Filmmaker, artist and activist Crystal Emery is in the throes of a new project that she says will cover issues “people don’t want to talk about.”

Our Humanity will cover issues like the Black mortality rate, the importance of understating family medical history and more. The film does not yet have a release date.

“I want to inform people,” Emery said in an interview with theGrio.

She should have added the verb “inspire” to that quote.

Crystal Emery (credit: Crystal Emery)

Emery speaks in a whisper, interrupted by the occasional beep of a ventilator. In 1981, doctors diagnosed her with Charcot-Marie-Tooth disease, which causes nerve damage mostly to the arms and legs, making use of the limbs difficult.

Now a quadriplegic — a term she’s uncomfortable with because she finds it limiting — she’s also battling other health issues.

Emery’s experience as a disabled person and Black woman informs much of her work. As a young girl, she started falling down.

“Everyone wrote it off, saying I was clumsy,” she wrote in the Faith and Determination section of her website.

Emery underwent a painful surgery that relegated her to a body cast for two months. It was a physically and mentally painful time for a teenager who loved artistic endeavors, like singing, acting in school plays and performing for people in her Connecticut neighborhood.

In addition to health challenges, Emery also started to experience racism as a teenager, noting two instances. Black and white children were not allowed to play together on the school playground, she said. She also recalled a violent incident in which a white boy approached her, said, “My father said Black people have red blood,” and proceeded to cut her wrist. 

“I beat the hell out of him,” said Emery, who still has the scar from the encounter.

As Emery grew older, she found difficulties in another area — medicine.

In one instance during a three-week stint in and out of the hospital, Emery said a rude doctor refused to order a heart test that she insisted was needed.

That type of disparaging treatment, unfortunately, isn’t unusual. Researchers have, for decades, examined the health-care disparities Black people face, including the undertreatment of paininequality and racism in the health-care system and how biases impact care.

That experience challenged Emery to write the 2010 film Deadliest Disease in America, which focused on the societal ills of racism in the medical profession.

Emery also makes a difference in other ways outside her film work. She advises seniors to take someone, whether a family member or friend, to the doctor with them if they thought they needed to.

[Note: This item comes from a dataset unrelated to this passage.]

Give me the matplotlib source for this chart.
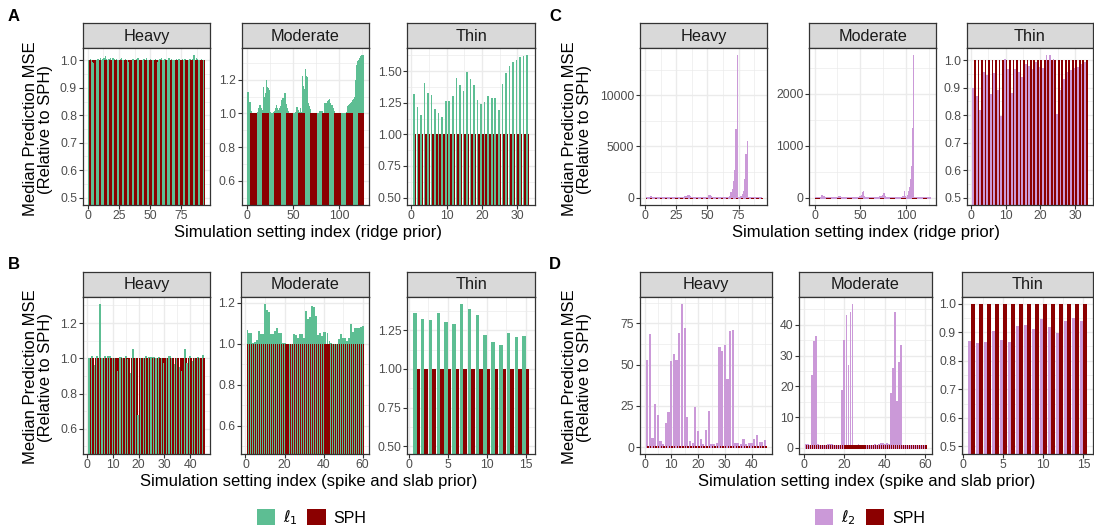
import numpy as np
import matplotlib
matplotlib.use("Agg")
import matplotlib.pyplot as plt
from matplotlib.patches import Patch
from matplotlib.ticker import AutoMinorLocator, FormatStrFormatter

plt.rcParams['font.family'] = ['Liberation Sans', 'DejaVu Sans']

# ---- data: median prediction MSE relative to SPH (SPH itself is 1) ----
SPH_LEVEL = 1.0

# panel A: l1 vs SPH, ridge prior
ridge_heavy_l1 = [
    1.0, 1.005, 1.0, 0.995, 0.99, 0.985, 1.0, 1.005, 1.0, 1.01,
    1.0, 1.005, 1.01, 1.015, 1.005, 1.0, 1.005, 1.01, 1.0, 1.01,
    1.005, 1.0, 1.005, 1.0, 1.0, 1.005, 1.01, 1.0, 1.0, 1.005,
    1.0, 1.0, 0.995, 1.0, 1.0, 1.005, 1.0, 1.0, 1.005, 1.01,
    1.0, 1.0, 0.995, 1.0, 1.005, 1.0, 1.01, 1.0, 1.0, 1.005,
    1.0, 1.0, 1.0, 1.005, 1.0, 0.995, 1.0, 1.005, 1.01, 1.0,
    1.0, 1.005, 1.0, 1.0, 1.01, 1.0, 1.005, 1.0, 1.0, 1.0,
    1.005, 1.0, 1.005, 1.0, 1.0, 1.005, 1.0, 1.005, 1.0, 1.0,
    1.0, 1.005, 1.0, 1.005, 1.018, 1.0, 1.01, 1.005, 1.0, 1.0,
    1.005, 1.0, 1.0]
ridge_moderate_l1 = [
    1.13, 1.05, 1.07, 1.04, 1.015, 1.005, 1.0, 1.0, 1.0, 1.0,
    1.005, 1.01, 1.03, 1.05, 1.03, 1.02, 1.02, 1.16, 1.10, 1.12,
    1.20, 1.155, 1.15, 1.14, 1.01, 1.005, 1.0, 1.0, 1.01, 1.015,
    1.03, 1.05, 1.03, 1.02, 1.03, 1.045, 1.07, 1.08, 1.09, 1.065,
    1.12, 1.055, 1.045, 1.035, 1.015, 1.005, 1.0, 1.0, 1.0, 1.0,
    1.0, 1.005, 1.01, 1.04, 1.02, 1.015, 1.01, 1.03, 1.01, 1.22,
    1.165, 1.145, 1.265, 1.22, 1.215, 1.06, 1.045, 1.025, 1.01, 1.0,
    0.995, 0.99, 0.995, 1.0, 1.0, 1.0, 1.0, 1.005, 1.015, 1.01,
    1.015, 1.005, 1.0, 1.065, 1.06, 1.06, 1.075, 1.08, 1.085, 1.065,
    1.04, 1.05, 1.03, 1.015, 1.005, 1.0, 1.0, 1.0, 1.0, 1.0,
    1.0, 1.0, 1.0, 1.0, 1.0, 1.0, 1.005, 1.01, 1.045, 1.05,
    1.055, 1.065, 1.07, 1.08, 1.075, 1.085, 1.10, 1.20, 1.29, 1.31,
    1.32, 1.33, 1.34, 1.345, 1.345, 1.345]
ridge_thin_l1 = [
    1.32, 1.214, 1.156, 1.406, 1.326, 1.313, 1.203, 1.172, 1.138, 1.268,
    1.268, 1.30, 1.445, 1.39, 1.346, 1.49, 1.435, 1.39, 1.273, 1.242,
    1.253, 1.305, 1.289, 1.289, 1.195, 1.398, 1.484, 1.539, 1.576, 1.591,
    1.609, 1.617, 1.625]

# panel B: l1 vs SPH, spike and slab prior
spike_heavy_l1 = [
    1.0, 1.01, 0.96, 1.01, 1.31, 1.0, 1.01, 1.01, 1.01, 1.0,
    1.0, 0.925, 1.005, 1.0, 1.01, 0.995, 0.915, 1.05, 1.0, 0.68,
    1.0, 1.0, 1.015, 1.005, 1.005, 1.005, 1.0, 1.005, 1.0, 0.975,
    1.0, 1.01, 1.0, 0.97, 1.0, 0.95, 0.925, 1.055, 0.975, 1.015,
    0.985, 1.0, 1.005, 1.0, 1.02]
spike_moderate_l1 = [
    1.069, 1.05, 1.05, 1.005, 1.008, 1.016, 1.064, 1.045, 1.045, 1.195,
    1.165, 1.155, 1.045, 1.045, 1.064, 1.074, 1.051, 1.054, 1.005, 1.005,
    1.0, 1.0, 1.0, 1.0, 1.045, 1.04, 1.03, 1.045, 1.045, 1.026,
    1.16, 1.122, 1.131, 1.184, 1.179, 1.136, 1.04, 1.05, 1.035, 1.059,
    1.059, 1.054, 1.011, 1.005, 1.0, 1.0, 1.0, 1.021, 1.045, 1.026,
    1.026, 1.011, 1.026, 1.098, 1.059, 1.074, 1.074, 1.074, 1.083, 1.085]
spike_thin_l1 = [
    1.359, 1.322, 1.315, 1.361, 1.302, 1.291, 1.422, 1.387, 1.348, 1.217,
    1.172, 1.152, 1.23, 1.204, 1.211]

# panel C: l2 vs SPH, ridge prior
ridge_heavy_l2 = [
    30, 40, 60, 150, 200, 100, 40, 30, 20, 30,
    40, 20, 30, 50, 30, 20, 40, 30, 20, 30,
    60, 40, 30, 20, 30, 40, 50, 30, 60, 80,
    90, 120, 200, 300, 300, 150, 80, 60, 40, 30,
    40, 30, 50, 40, 30, 60, 40, 30, 60, 100,
    250, 300, 200, 80, 40, 30, 60, 50, 40, 30,
    40, 60, 50, 40, 60, 80, 100, 150, 500, 800,
    1600, 2700, 6700, 13900, 100, 60, 190, 350, 610, 1800,
    4300, 5500, 60, 40, 30, 40, 30, 50, 40, 30,
    40, 30, 40]
ridge_moderate_l2 = [
    5, 8, 10, 12, 15, 20, 40, 45, 40, 30,
    15, 10, 8, 10, 12, 10, 8, 6, 10, 12,
    10, 8, 12, 15, 20, 25, 40, 35, 20, 10,
    8, 6, 5, 8, 10, 6, 5, 8, 10, 6,
    8, 10, 12, 15, 10, 12, 15, 20, 25, 40,
    60, 100, 120, 30, 15, 10, 8, 10, 12, 10,
    8, 10, 12, 8, 10, 15, 12, 10, 15, 20,
    25, 30, 40, 60, 90, 90, 30, 15, 10, 8,
    10, 12, 8, 10, 8, 6, 8, 10, 12, 10,
    8, 10, 12, 15, 20, 25, 30, 120, 30, 20,
    40, 60, 120, 200, 350, 600, 1350, 2740, 20, 10,
    8, 10, 12, 8, 6, 8, 10, 12, 10, 8,
    10, 12, 8, 6, 8, 10]
ridge_thin_l2 = [
    0.90, 0.869, 0.818, 0.957, 0.945, 0.876, 0.953, 0.891, 0.797, 1.005,
    0.966, 0.879, 0.969, 0.957, 0.939, 0.984, 0.98, 0.969, 0.993, 0.975,
    0.972, 1.017, 1.017, 1.005, 0.804, 0.891, 0.93, 0.957, 0.965, 0.97,
    0.975, 0.984, 0.993]

# panel D: l2 vs SPH, spike and slab prior
spike_heavy_l2 = [
    52.6, 68.9, 5.4, 26.1, 19.5, 3.8, 2.0, 14.7, 21.3, 52.0,
    56.2, 52.6, 69.5, 87.0, 72.5, 18.3, 3.8, 2.6, 24.3, 9.8,
    5.0, 2.0, 10.4, 21.9, 2.0, 2.0, 2.6, 61.0, 58.0, 62.2,
    41.2, 70.7, 71.3, 2.6, 2.6, 2.0, 5.0, 2.0, 2.6, 2.6,
    5.0, 7.4, 3.2, 3.2, 4.4]
spike_moderate_l2 = [
    1.3, 1.3, 1.1, 23.8, 34.8, 36.4, 1.2, 1.0, 1.1, 0.9,
    1.0, 1.2, 1.4, 1.2, 1.0, 1.1, 0.9, 1.0, 18.9, 35.1,
    43.2, 27.0, 44.3, 46.9, 1.1, 1.0, 1.2, 0.9, 1.0, 1.1,
    1.0, 0.9, 1.0, 1.1, 1.2, 1.0, 1.3, 1.7, 1.5, 1.4,
    1.5, 1.2, 18.0, 26.1, 44.3, 15.3, 27.8, 33.5, 1.1, 1.0,
    0.9, 1.0, 1.1, 1.0, 0.9, 1.0, 1.1, 1.0, 0.9, 1.0]
spike_thin_l2 = [
    0.868, 0.861, 0.865, 0.903, 0.872, 0.865, 0.921, 0.924, 0.91, 0.945,
    0.917, 0.896, 0.938, 0.949, 0.938]

facet_titles = ["Heavy", "Moderate", "Thin"]
ridge_xticks = [[0, 25, 50, 75], [0, 50, 100], [0, 10, 20, 30]]
spike_xticks = [[0, 10, 20, 30, 40], [0, 20, 40, 60], [0, 5, 10, 15]]

# ---- styling ----
GREEN = '#5DBE93'
PURPLE = '#CB99D8'
SPH_RED = '#8B0000'
STRIP_BG = '#D9D9D9'
BORDER = '#333333'
GRID = '#EBEBEB'

W, H = 1094, 528
fig = plt.figure(figsize=(W / 100, H / 100), dpi=100)


def add_px_axes(x0, x1, ytop, ybot):
    return fig.add_axes([x0 / W, 1 - ybot / H, (x1 - x0) / W, (ybot - ytop) / H])


def draw_facet(xs, rows, title, vals, color, xticks, yticks, yfmt, edge=0.4):
    x0, x1 = xs
    top, mid, bottom = rows
    sax = add_px_axes(x0, x1, top, mid)
    sax.set_facecolor(STRIP_BG)
    sax.set_xticks([])
    sax.set_yticks([])
    for s in sax.spines.values():
        s.set_color(BORDER)
        s.set_linewidth(0.9)
    sax.text(0.5, 0.47, title, ha='center', va='center', fontsize=11.7,
             color='#1A1A1A', transform=sax.transAxes)

    ax = add_px_axes(x0, x1, mid, bottom)
    n = len(vals)
    idx = np.arange(1, n + 1)
    # dodged pairs drawn one pair at a time (method left, SPH right)
    pos = np.column_stack([idx - 0.225, idx + 0.225]).ravel()
    hts = np.column_stack([vals, np.full(n, SPH_LEVEL)]).ravel()
    cols = [color, SPH_RED] * n
    ax.bar(pos, hts, width=0.45, color=cols, edgecolor=cols,
           linewidth=edge, antialiased=False, zorder=2)

    lo, hi = 0.55, n + 0.45
    pad = 0.05 * (hi - lo)
    ax.set_xlim(lo - pad, hi + pad)
    ylo, yhi = 0.5, max(max(vals), SPH_LEVEL)
    ypad = 0.05 * (yhi - ylo)
    ax.set_ylim(ylo - ypad, yhi + ypad)

    ax.set_xticks(xticks)
    ax.set_yticks(yticks)
    ax.yaxis.set_major_formatter(FormatStrFormatter(yfmt))
    ax.xaxis.set_minor_locator(AutoMinorLocator(2))
    ax.yaxis.set_minor_locator(AutoMinorLocator(2))
    ax.grid(which='major', color=GRID, linewidth=1.0, zorder=0)
    ax.grid(which='minor', color=GRID, linewidth=0.5, zorder=0)
    ax.set_axisbelow(True)
    ax.tick_params(which='major', length=2.6, width=0.8, color=BORDER,
                   labelsize=8.8, labelcolor='#4D4D4D', pad=1.5)
    ax.tick_params(which='minor', length=0)
    for s in ax.spines.values():
        s.set_color(BORDER)
        s.set_linewidth(0.9)
    return ax


row1 = (23, 48.3, 204.7)
row2 = (272, 296.5, 453.5)

colsA = [(82.7, 210), (241.5, 369.3), (407.3, 535.3)]
colsB = [(82.7, 210), (240.7, 369.3), (407.3, 535.3)]
colsC = [(640, 767.3), (809.3, 936), (966.7, 1093.3)]
colsD = [(640, 772.3), (799.3, 931.7), (961.7, 1093)]

# A
draw_facet(colsA[0], row1, facet_titles[0], ridge_heavy_l1, GREEN, ridge_xticks[0],
           [0.5, 0.6, 0.7, 0.8, 0.9, 1.0], '%.1f')
draw_facet(colsA[1], row1, facet_titles[1], ridge_moderate_l1, GREEN, ridge_xticks[1],
           [0.6, 0.8, 1.0, 1.2], '%.1f')
draw_facet(colsA[2], row1, facet_titles[2], ridge_thin_l1, GREEN, ridge_xticks[2],
           [0.5, 0.75, 1.0, 1.25, 1.5], '%.2f', edge=0)
# B
draw_facet(colsB[0], row2, facet_titles[0], spike_heavy_l1, GREEN, spike_xticks[0],
           [0.6, 0.8, 1.0, 1.2], '%.1f')
draw_facet(colsB[1], row2, facet_titles[1], spike_moderate_l1, GREEN, spike_xticks[1],
           [0.6, 0.8, 1.0, 1.2], '%.1f')
draw_facet(colsB[2], row2, facet_titles[2], spike_thin_l1, GREEN, spike_xticks[2],
           [0.5, 0.75, 1.0, 1.25], '%.2f', edge=0)
# C
draw_facet(colsC[0], row1, facet_titles[0], ridge_heavy_l2, PURPLE, ridge_xticks[0],
           [0, 5000, 10000], '%d', edge=0.7)
draw_facet(colsC[1], row1, facet_titles[1], ridge_moderate_l2, PURPLE, ridge_xticks[1],
           [0, 1000, 2000], '%d', edge=0.7)
draw_facet(colsC[2], row1, facet_titles[2], ridge_thin_l2, PURPLE, ridge_xticks[2],
           [0.5, 0.6, 0.7, 0.8, 0.9, 1.0], '%.1f', edge=0)
# D
draw_facet(colsD[0], row2, facet_titles[0], spike_heavy_l2, PURPLE, spike_xticks[0],
           [0, 25, 50, 75], '%d')
draw_facet(colsD[1], row2, facet_titles[1], spike_moderate_l2, PURPLE, spike_xticks[1],
           [0, 10, 20, 30, 40], '%d')
draw_facet(colsD[2], row2, facet_titles[2], spike_thin_l2, PURPLE, spike_xticks[2],
           [0.5, 0.6, 0.7, 0.8, 0.9, 1.0], '%.1f', edge=0)

# panel letters
for letter, x, y in [('A', 8, 21), ('B', 8, 269), ('C', 549, 21), ('D', 549, 269)]:
    fig.text(x / W, 1 - y / H, letter, fontsize=12, fontweight='bold', va='baseline')

# axis titles
ylab = "Median Prediction MSE\n(Relative to SPH)"
for x, y in [(38, 129), (38, 377), (577, 129), (577, 377)]:
    fig.text(x / W, 1 - y / H, ylab, rotation=90, ha='center', va='center',
             multialignment='center', fontsize=12, linespacing=1.0)
for x, y, lab in [(308.5, 237.5, "Simulation setting index (ridge prior)"),
                  (866.5, 237.5, "Simulation setting index (ridge prior)"),
                  (308.5, 486, "Simulation setting index (spike and slab prior)"),
                  (866.5, 486, "Simulation setting index (spike and slab prior)")]:
    fig.text(x / W, 1 - y / H, lab, ha='center', va='baseline', fontsize=12)

# legends
for col, lab, cx in [(GREEN, r'$\ell_1$', 311.5), (PURPLE, r'$\ell_2$', 870)]:
    handles = [Patch(facecolor=col, label=lab), Patch(facecolor=SPH_RED, label='SPH')]
    fig.legend(handles=handles, ncol=2, frameon=False, loc='center',
               bbox_to_anchor=(cx / W, 1 - 518 / H), fontsize=11.5,
               handlelength=1.15, handleheight=1.15, handletextpad=0.5,
               columnspacing=0.6, borderpad=0, borderaxespad=0)

fig.savefig('out.png', dpi=100)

“I gave out this little card and about three months later, one of the senior citizens wrote me a note about how she had been going to her doctor’s appointment. The doctor said, ‘Only one can be in the room’ and she said, ‘Oh no, Crystal Emery told me I could bring another person,’” Emery explained.

“We know that the work works. People just need a roadmap,” she said.

Emery has, for years worked tirelessly to provide that roadmap. Her broad cross-section of work in multiple mediums all coalesces around creating a more equitable society.

For example, the synopsis for her 2016 film, Black Women in Medicine, said it was the  ”first documentary to explore the history, contemporary issues and future possibilities of African-American women physicians by featuring the diverse voices of young medical students, practicing physicians and elder trailblazers.”

Emery then created the organization URU, which fosters “communication and understanding among diverse people.” She’s also an advocate for STEM education, a public speaker and more.

“I believe that we all have a purpose,” she said.” My purpose is to change the narrative of how we see ourselves as people.

“It has to be a collective, so everybody sees each other as multidimensional people. If I only see you one way I’m only going to deal with that way. Every prescription doesn’t fit everybody.”